AXA is closing 12 funds it launched in June 2008 due to the current market instability, fuelled by unprecedented volatility. The current economic context and financial markets unfavourable for development of a new investment product line have prompted the company to reorient its activities around those that have ensured remarkable growth since 2006, namely individual and group insurance, AXA announced in a letter sent to its advisors on Sept. 30.

AXA had launched its fund line with fanfare in 2008. This was its first foray into funds in Canada since it founded its insurance life subsidiary more than two decades earlier. At the time, the company was confident that AXA could prosper in this market. The insurer was banking on its global expertise in the variable annuity sector. Then the recession struck.

Today, AXA can no longer afford to invest millions of dollars each year to develop a line of business in a sector "that is being totally restructured and that is currently experiencing major fundamental actuarial problems," says Robert Landry, Executive Vice President, life insurance and financial services at AXA.

The fact that so many insurers are modifying their segregated fund products, he continues, proves that this sector is experiencing serious problems. The guaranteed minimum withdrawal benefit (GMWB) product is at the heart of these problems, because it makes promises that actuaries cannot fulfill," Mr. Landry adds.

This type of product requires insurers to keep a margin of error over the long term, Mr. Landry explains. If it promises the client a lifetime annuity of 5%, the insurer will generate a profit margin if it achieves a 7% return, for example. Given the unprecedented volatility, maintaining a 7% return over the long term is not guaranteed. Insurers that were not already covered for this risk, which include most players, are coming into the game a little late, he says. Volatility has made the cost of risk hedging strategies prohibitive. The counterparties willing to accept the risk are also on a shakier footing because of the crisis.

"This means insurers must roll back the guarantees they offered their clients, modify them, increase the fees or withdraw them altogether. The competition is in a cutting frenzy. In the segregated funds sector, everything is moving, even the foundations. We’ve just jumped in. The timing isn’t great," he says drily. 

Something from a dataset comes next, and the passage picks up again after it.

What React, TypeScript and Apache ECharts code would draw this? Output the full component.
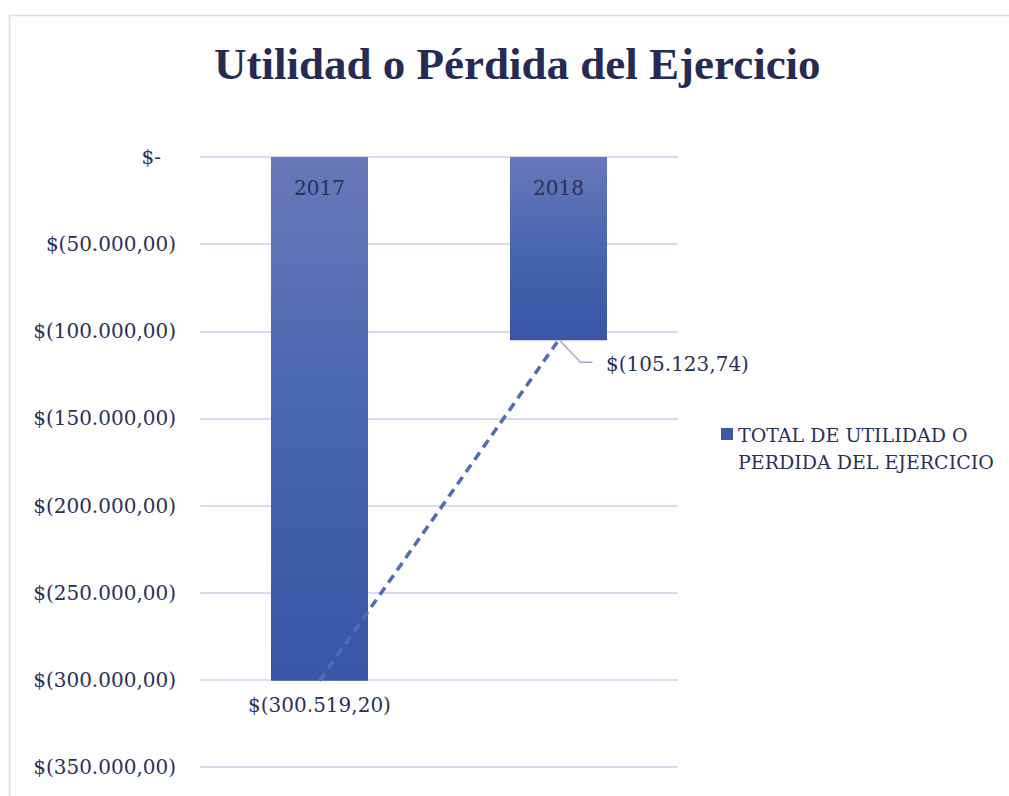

"People that think that Canada is immune to the financial crisis are dreaming. We are seeing the delayed consequences of the crisis, and it’s far from over. We’re in the thick of it," Mr. Landry continues.

What’s more, AXA does not have viable assets in its funds. "We had $7 million in sales, which is not a failure in itself, because we had just started. But to be profitable in the business sector, you have to sell in the hundreds of millions, maybe even a billion," Mr. Landry explains.

AXA did not sell as much funds as it hoped because of the stampede to GMWB funds. AXA wanted to launch its own guaranteed lifetime withdrawal benefit fund to make up for the loss in the popularity of traditional segregated funds. Mr. Landry continues.

"As we do not want to offer the GLWB in the current environment, and our basic funds did not sell sufficiently to let us reach sufficient critical mass in a reasonable time, our two reasons for being in the sector aren’t there anymore. Conditions are unfavourable for a new player in this sector. So we thought it more reasonable to bow out," he says.

A comeback?

Mr. Landry is not ruling out an eventual return to segregated funds. He says that AXA is not accepting more clients, but will continue to honour contracts in force and is keeping the customer service team. Clients can continue to make transfers between funds, he adds.

For now, the only savings products left at AXA are the universal life investment options. What would AXA’s return to investment products look like? The insurer is still interested in the retiree and pre-retiree markets, but is seeing how the market will restructure itself before any comeback. "We are not sure if we’ll launch the same line again by buying one, or if we should start from scratch. For now we are concentrating on individual and group life insurance, sectors where we have the highest growth to date in 2009 in Canada, according to LIMRA figures."